“你能活下来,”戴着厚厚眼镜片的主治兼主刀胡医生来查房,打断了苏善的浮想联翩。
胡医生的脸部线条十分柔和,让人感觉有些面善。
他把两手压在苏善的腿上一下一下的轻拍着,仿佛再给他注入生命的能量一般。
胡医生说:“我从医十九年。
做我们这一行,虽说死生见惯,有时候患者走的速度都让我来不及感伤,但我仍然会尽全力去医治每一个患者,因为我一直没有办法,把他们的死都当作寻常事去接受。
苏善把目光移到胡医生的手上,看到了他食指上,因为常年使用手术刀而生出来的薄茧。
胡医生抽回手,把滑到鼻子尖的眼镜往上推了推:“你年轻、身体底子好,术后成活率也没有低到用奇迹来形容的程度吧?
你一直是一个非常配合的病人,相信我也相信你自己,这就是我需要你做到的配合!”
胡医生温和又坚定的鼓舞起到了很好的效果,苏善甚至有些羞愧的自责。
他认为自己单方面的自暴自弃实在是有些自私——罔顾了这么久以来,悉心治疗他的所有医护人员的努力。
很快迎来了要手术的日子。
苏善脱掉身上所有的衣物,罩上了一件宽大的无菌病号服。
当他躺在操作台上时,觉得自己像是砧板上的一条没有力气挣扎的鱼。
身体不由自主的发抖,上下两排牙齿不受控制的磕到一起,苏善居然觉得自己打寒颤的声音很吵。
医生说,这只不过是因为大量输液使体温骤降而引起的正常反应,不用担心。
天花板上悬挂的双灯头无影灯像两只巨大的无机质复眼,在这两只冷冰冰的复眼的照射下,苏善扎着留置针的手臂纤毫毕现,皮肤下的青色血管脉络分明。
麻醉推入脊椎之后,他的眼皮很快就睁不开了。
在最后合眼的时候,苏善确信自己的眼里已经燃起了熊熊的求生之火。
在所有意识都弥散消失之前,脑子里一直循环回放着胡医生对他说的最后一句话:“在死亡到来之前哪怕最后一秒都不要放弃努力,你浑浑噩噩的今天,就是那些死掉的人期待却没有达到的明天。”
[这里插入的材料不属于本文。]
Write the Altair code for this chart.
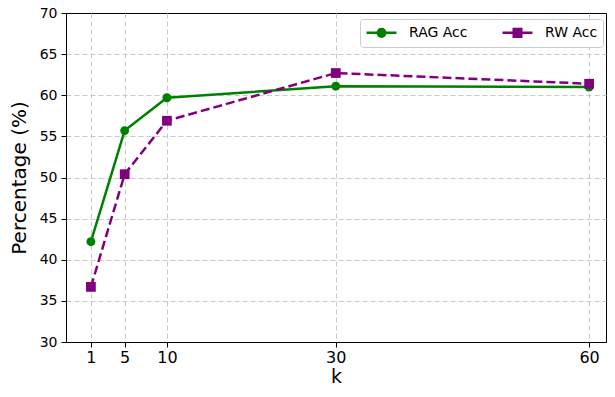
import altair as alt
import pandas as pd

k_values = [1, 5, 10, 30, 60]
rag_acc = [42.2, 55.7, 59.7, 61.1, 61.0]
rw_acc = [36.7, 50.4, 56.9, 62.7, 61.4]
series_names = ["RAG Acc", "RW Acc"]
series_colors = ["green", "purple"]
y_ticks = [30, 35, 40, 45, 50, 55, 60, 65, 70]

df = pd.DataFrame({
    "k": k_values * 2,
    "value": rag_acc + rw_acc,
    "series": [series_names[0]] * len(k_values) + [series_names[1]] * len(k_values),
})

FONT = "DejaVu Sans"

x_enc = alt.X(
    "k:Q",
    scale=alt.Scale(domain=[-1.95, 62.0], nice=False, zero=False),
    axis=alt.Axis(
        values=k_values, title="k", labelFontSize=16, titleFontSize=19,
        tickSize=5, labelPadding=2, titlePadding=2, labelFlush=False,
        labelOverlap=False, grid=True,
    ),
)
y_enc = alt.Y(
    "value:Q",
    scale=alt.Scale(domain=[30, 70], nice=False, zero=False),
    axis=alt.Axis(
        values=y_ticks, title="Percentage (%)", labelFontSize=14, titleFontSize=20,
        tickSize=5, labelPadding=4, titlePadding=10, labelFlush=False, grid=True,
        gridOpacity={"condition": {"test": "datum.value === 70 || datum.value === 30", "value": 0}, "value": 1},
    ),
)

base = alt.Chart(df)

line_rag = base.transform_filter(alt.datum.series == series_names[0]).mark_line(
    color=series_colors[0], strokeWidth=2.5
).encode(x=x_enc, y=y_enc)

line_rw = base.transform_filter(alt.datum.series == series_names[1]).mark_line(
    color=series_colors[1], strokeWidth=2.5, strokeDash=[9, 4], strokeCap="butt"
).encode(x=x_enc, y=y_enc)

pts_rag = base.transform_filter(alt.datum.series == series_names[0]).mark_point(
    shape="circle", filled=True, color=series_colors[0], size=80, opacity=1
).encode(x=x_enc, y=y_enc)

pts_rw = base.transform_filter(alt.datum.series == series_names[1]).mark_point(
    shape="square", filled=True, color=series_colors[1], size=95, opacity=1
).encode(x=x_enc, y=y_enc)

# legend carrier: no drawn marks, only the legend (line + marker symbols)
circle_path = "M-2.14,0H2.14M0.54,0A0.54,0.54,0,1,1,-0.54,0A0.54,0.54,0,1,1,0.54,0Z"
square_path = "M-2.14,0H2.14M-0.54,-0.54H0.54V0.54H-0.54Z"

legend = alt.Legend(
    title=None, orient="none", legendX=294, legendY=6, direction="horizontal",
    columns=2, symbolSize=196, symbolOffset=8, symbolStrokeWidth=2.5, labelFontSize=14,
    labelFont=FONT, labelColor="black", labelOffset=19, columnPadding=29,
    padding=5, fillColor="white", strokeColor="#cccccc", cornerRadius=3,
)

carrier = base.transform_filter("false").mark_point(filled=True, opacity=1).encode(
    color=alt.Color("series:N", scale=alt.Scale(domain=series_names, range=series_colors), legend=legend),
    stroke=alt.Stroke("series:N", scale=alt.Scale(domain=series_names, range=series_colors), legend=legend),
    shape=alt.Shape("series:N", scale=alt.Scale(domain=series_names, range=[circle_path, square_path]), legend=legend),
)

chart = alt.layer(line_rag, line_rw, pts_rag, pts_rw, carrier).properties(
    width=540, height=329,
    autosize=alt.AutoSizeParams(type="none"),
    padding={"left": 58, "top": 5, "right": 1, "bottom": 47},
).configure(
    background="white"
).configure_view(
    stroke="black", strokeWidth=1
).configure_axis(
    labelFont=FONT, titleFont=FONT, labelColor="black", titleColor="black",
    titleFontWeight="normal", domainColor="black", tickColor="black",
    gridColor="#c8c8c8", gridDash=[5, 3], gridWidth=1,
)

chart.save("out.html", embed_options={"renderer": "svg", "actions": False})
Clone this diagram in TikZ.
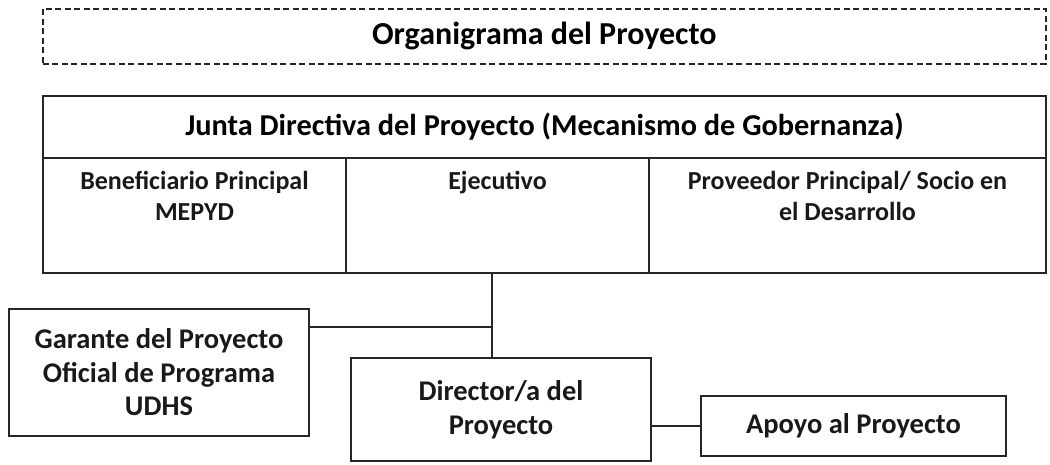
\documentclass[tikz,border=0pt]{standalone}
\usepackage{fontspec}
\setmainfont{Carlito}
\usetikzlibrary{calc,positioning}

\tikzset{
  orgbox/.style={draw=black!85, line width=2pt, rectangle, inner sep=0pt},
  orgtext/.style={font=\bfseries\fontsize{28.5}{33.5}\selectfont, align=center, text=black!90},
  celltext/.style={font=\bfseries\fontsize{26}{31}\selectfont, align=center, text=black!90, anchor=north},
}

\begin{document}
\begin{tikzpicture}[x=1pt, y=-1pt]
    % Fix the canvas to the reference size
    \useasboundingbox (0,0) rectangle (1050,465);

    % Title in a dashed frame
    \node[draw=black!85, line width=1.6pt, dash pattern=on 6pt off 3.5pt, minimum width=1003pt, minimum height=55pt, anchor=north west,
          font=\bfseries\fontsize{32}{36}\selectfont] (titulo) at (42,8) {Organigrama del Proyecto};

    % Board: header row and three cells
    \node[orgbox, minimum width=1003pt, minimum height=62pt, anchor=north west,
          font=\bfseries\fontsize{30.3}{34}\selectfont] (junta) at (42,95) {Junta Directiva del Proyecto (Mecanismo de Gobernanza)};
    \node[orgbox, minimum width=303pt, minimum height=115pt, anchor=north west] (benef) at (42,157) {};
    \node[orgbox, minimum width=303pt, minimum height=115pt, anchor=north west] (ejec) at (345,157) {};
    \node[orgbox, minimum width=397pt, minimum height=115pt, anchor=north west] (prov) at (648,157) {};

    % Cell texts, hung from the top of each cell
    \node[celltext] (tbenef) at ($(benef.north)+(0,11)$) {Beneficiario Principal\\MEPYD};
    \node[celltext] (tejec) at ($(ejec.north)+(0,11)$) {Ejecutivo};
    \node[celltext] (tprov) at ($(prov.north)+(0,11)$) {Proveedor Principal/ Socio en\\el Desarrollo};

    % Lower boxes
    \node[orgbox, orgtext, minimum width=300pt, minimum height=127pt, anchor=north west] (garante) at (8,308)
        {Garante del Proyecto\\Oficial de Programa\\UDHS};
    \node[orgbox, orgtext, minimum width=300pt, minimum height=103pt, anchor=north west] (director) at (350,357)
        {Director/a del\\Proyecto};
    \node[orgbox, orgtext, minimum width=305pt, minimum height=60pt, anchor=north west] (apoyo) at (700,395)
        {Apoyo al Proyecto};

    % Connectors
    \coordinate (cruce) at ($(ejec.south)+(-6,53)$);
    \draw[black!85, line width=2pt] (ejec.south -| cruce) -- (cruce |- director.north);
    \draw[black!85, line width=2pt] (garante.east |- cruce) -- (cruce);
    \draw[black!85, line width=2pt] (director.east |- apoyo.west) -- (apoyo.west);

\end{tikzpicture}
\end{document}
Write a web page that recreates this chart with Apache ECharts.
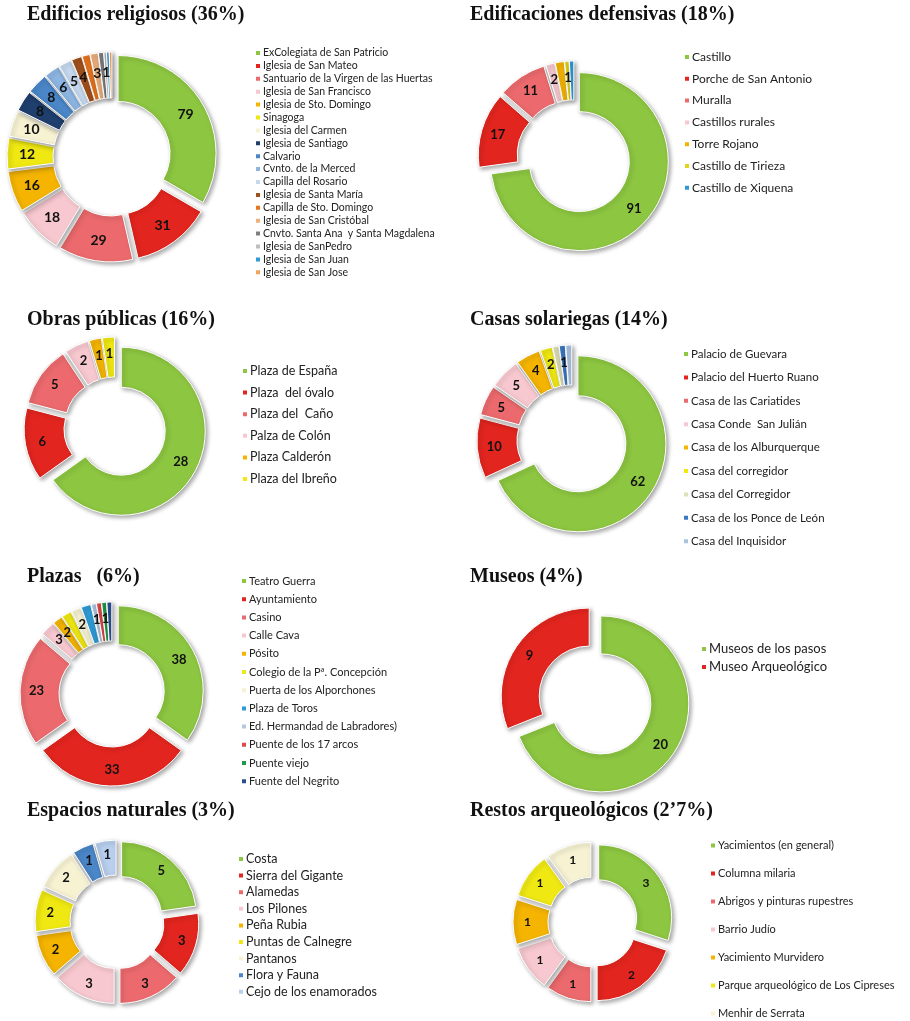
<!DOCTYPE html>
<html>
<head>
<meta charset="utf-8">
<script src="https://cdn.jsdelivr.net/npm/echarts@6/dist/echarts.min.js"></script>
<style>
  html, body { margin: 0; padding: 0; background: #fff; }
  #main { width: 910px; height: 1021px; }
</style>
</head>
<body>
<div id="main"></div>
<script>
// data
const religiososNames = ['ExColegiata de San Patricio', 'Iglesia de San Mateo', 'Santuario de la Virgen de las Huertas',
  'Iglesia de San Francisco', 'Iglesia de Sto. Domingo', 'Sinagoga', 'Iglesia del Carmen', 'Iglesia de Santiago',
  'Calvario', 'Cvnto. de la Merced', 'Capilla del Rosario', 'Iglesia de Santa María', 'Capilla de Sto. Domingo',
  'Iglesia de San Cristóbal', 'Cnvto. Santa Ana  y Santa Magdalena', 'Iglesia de SanPedro', 'Iglesia de San Juan',
  'Iglesia de San Jose']
const religiososValues = [79, 31, 29, 18, 16, 12, 10, 8, 8, 6, 5, 4, 3, 3, 2, 1, 1, 1]

const defensivasNames = ['Castillo', 'Porche de San Antonio', 'Muralla', 'Castillos rurales', 'Torre Rojano',
  'Castillo de Tirieza', 'Castillo de Xiquena']
const defensivasValues = [91, 17, 11, 2, 2, 1, 1]

const obrasNames = ['Plaza de España', 'Plaza  del óvalo', 'Plaza del  Caño', 'Palza de Colón', 'Plaza Calderón',
  'Plaza del Ibreño']
const obrasValues = [28, 6, 5, 2, 1, 1]

const casasNames = ['Palacio de Guevara', 'Palacio del Huerto Ruano', 'Casa de las Cariatides', 'Casa Conde  San Julián',
  'Casa de los Alburquerque', 'Casa del corregidor', 'Casa del Corregidor', 'Casa de los Ponce de León',
  'Casa del Inquisidor']
const casasValues = [62, 10, 5, 5, 4, 2, 1, 1, 1]

const plazasNames = ['Teatro Guerra', 'Ayuntamiento', 'Casino', 'Calle Cava', 'Pósito', 'Colegio de la Pª. Concepción',
  'Puerta de los Alporchones', 'Plaza de Toros', 'Ed. Hermandad de Labradores)', 'Puente de los 17 arcos',
  'Puente viejo', 'Fuente del Negrito']
const plazasValues = [38, 33, 23, 3, 2, 2, 2, 2, 1, 1, 1, 1]

const museosNames = ['Museos de los pasos', 'Museo Arqueológico']
const museosValues = [20, 9]

const espaciosNames = ['Costa', 'Sierra del Gigante', 'Alamedas', 'Los Pilones', 'Peña Rubia', 'Puntas de Calnegre',
  'Pantanos', 'Flora y Fauna', 'Cejo de los enamorados']
const espaciosValues = [5, 3, 3, 3, 2, 2, 2, 1, 1]

const restosNames = ['Yacimientos (en general)', 'Columna milaria', 'Abrigos y pinturas rupestres', 'Barrio Judío',
  'Yacimiento Murvidero', 'Parque arqueológico de Los Cipreses', 'Menhir de Serrata']
const restosValues = [3, 2, 1, 1, 1, 1, 1]

const titles = ['Edificios religiosos (36%)', 'Edificaciones defensivas (18%)', 'Obras públicas (16%)',
  'Casas solariegas (14%)', 'Plazas   (6%)', 'Museos (4%)', 'Espacios naturales (3%)',
  'Restos arqueológicos (2’7%)']

// colours
const base = ['#8dc641', '#e3251f', '#ec6a6d', '#f7c8cf', '#f4b400', '#efe812', '#f6f2d2']
const religiososColors = base.concat(['#1f3f6e', '#4a86c8', '#8db5e2', '#c5d8ee', '#a0501c', '#e8741e',
  '#edb07b', '#7f7f7f', '#bfbfbf', '#2f9bd6', '#f2a35e'])
const defensivasColors = ['#8dc641', '#e3251f', '#ec6a6d', '#f7c8cf', '#f4b400', '#e3d51c', '#2d9ad5']
const plazasColors = base.concat(['#2f9bd6', '#b4c8e2', '#e04848', '#1f9a4a', '#2a4f8f'])
const casasColors = ['#8dc641', '#e3251f', '#ec6a6d', '#f7c8cf', '#f4b400', '#efe812', '#dfe0b8', '#3b78c3', '#aac3e0']
const espaciosColors = base.concat(['#4a86c8', '#b8cfee'])

const charts = [
  { names: religiososNames, values: religiososValues, colors: religiososColors,
    title: [27, 5], center: [112, 157], radius: [52, 98], label: 14,
    legend: { left: 254, top: 47, font: 10.5, lh: 12, gap: 0.9 } },
  { names: defensivasNames, values: defensivasValues, colors: defensivasColors,
    title: [470, 5], center: [574, 157], radius: [50, 89], label: 13,
    legend: { left: 683, top: 50, font: 12, lh: 14, gap: 7.8 } },
  { names: obrasNames, values: obrasValues, colors: base,
    title: [27, 310], center: [115, 428], radius: [44, 84], label: 13,
    legend: { left: 241, top: 364, font: 12.5, lh: 14, gap: 7.6 } },
  { names: casasNames, values: casasValues, colors: casasColors,
    title: [470, 310], center: [572, 440], radius: [48, 88], label: 13,
    legend: { left: 682, top: 347, font: 11.5, lh: 14, gap: 9.4 } },
  { names: plazasNames, values: plazasValues, colors: plazasColors,
    title: [27, 567], center: [112, 694], radius: [46, 85], label: 13,
    legend: { left: 240, top: 574.5, font: 11, lh: 13, gap: 5.2 } },
  { names: museosNames, values: museosValues, colors: base,
    title: [470, 567], center: [595, 700], radius: [50, 88], label: 13,
    legend: { left: 700, top: 641.5, font: 13, lh: 15, gap: 3 } },
  { names: espaciosNames, values: espaciosValues, colors: espaciosColors,
    title: [27, 801], center: [117, 922], radius: [40, 75], label: 13,
    legend: { left: 237, top: 852, font: 12.5, lh: 14, gap: 2.6 } },
  { names: restosNames, values: restosValues, colors: base,
    title: [470, 801], center: [593, 922], radius: [38, 73], label: 12,
    legend: { left: 709, top: 840, font: 11, lh: 11, gap: 17 } }
]

const sliceStyle = {
  borderColor: '#fff',
  borderWidth: 1,
  shadowBlur: 4,
  shadowOffsetX: 2,
  shadowOffsetY: 2,
  shadowColor: 'rgba(0,0,0,0.35)'
}

const chart = echarts.init(document.getElementById('main'))

chart.setOption({
  animation: false,
  backgroundColor: '#fff',
  title: charts.map((c, i) => ({
    text: titles[i],
    left: c.title[0],
    top: c.title[1],
    padding: 0,
    textStyle: { fontFamily: 'Liberation Serif', fontWeight: 'bold', fontSize: 20, color: '#111' }
  })),
  legend: charts.map(c => ({
    orient: 'vertical',
    left: c.legend.left,
    top: c.legend.top,
    padding: 0,
    data: c.names,
    icon: 'rect',
    itemWidth: 6,
    itemHeight: 6,
    itemGap: c.legend.gap,
    selectedMode: false,
    textStyle: {
      fontFamily: 'Lato',
      fontSize: c.legend.font,
      lineHeight: c.legend.lh,
      color: '#222',
      padding: [0, 0, 0, -3]
    }
  })),
  series: charts.map(c => ({
    type: 'pie',
    center: c.center,
    radius: c.radius,
    startAngle: 90,
    clockwise: true,
    selectedMode: 'multiple',
    selectedOffset: 7,
    emphasis: { disabled: true },
    select: { itemStyle: sliceStyle },
    itemStyle: sliceStyle,
    label: {
      show: true,
      position: 'inside',
      formatter: '{c}',
      fontFamily: 'Lato',
      fontWeight: 'bold',
      fontSize: c.label,
      color: '#111'
    },
    labelLine: { show: false },
    data: c.names.map((n, i) => ({
      name: n,
      value: c.values[i],
      selected: true,
      itemStyle: { color: c.colors[i] }
    }))
  }))
})
</script>
</body>
</html>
略微回想了一下术前的种种之后,全身的知觉也跟着恢复了,看来一切都在往好的方向发展,他试着转了转手腕,松动双腿,知觉和肌肉反应都一切正常。
但他总觉得有什么不对劲……于是又朝着脸和头摸了摸……
这回终于知道问题出在什么地方了!
就是这种自由、毫无束缚的感觉让他无法再淡定!
刚做完大手术的状态怎么也不应该是这样的!
嘴上没有插气管,下面不应该拔掉的导尿管也不见了,全身上下的管子包括扎在胳膊上的留置针全都消失不见了!
为什么手臂上长满了短毛?两只手变成了兽类的尖爪!
苏善疑惑的看着自己长满了毛的手臂,它再也不能像正常人类那样伸直,稍微屈动一下曾经是手指的地方,锐利的爪勾轻轻一收拢就隐藏在掌垫的缝隙之中……
大脑因为无法为这些突然侵入的、匪夷所思的信息找到一个合适的出口而几乎停止运转,仅剩的一丝清明指挥着他的身体翻腾着一跃而起,随后四肢稳稳着地。
仔细检查之后发现自己现在浑身都长满了兽毛,肚子上的毛细密柔软、被毛要粗硬一些,脖子长而丰厚的毛让她看起来有些热,腿上的毛还打这几个毛旋儿……
介于现在处于色盲状态,也不知道这身皮毛是什么颜色,他不断的来回摇晃着屁股上那根蓬松而华丽的大尾巴很多次以后才下了很大的决心捋过尾巴尖狠狠的咬了一口!
当尖锐的痛感沿着尾椎一路清晰的传入大脑,他终于可以确定这条尾巴是真的长在了自己的屁股上。
在反复排除了致幻和做梦的可能性以后,苏善大大的哀嚎了一声,喉咙里却传出来一句意味不明的,属于兽类的嘶吼。
他一屁股跌坐在了地上,毛茸茸的爪子郁闷的摸到了脸上再次去确认那些呲出来的獠牙,又一次的受到了精神暴击。
苏善觉得,当务之急还是要努力挤出一些勇气来面对:自己已经不再属于人类的这个事实。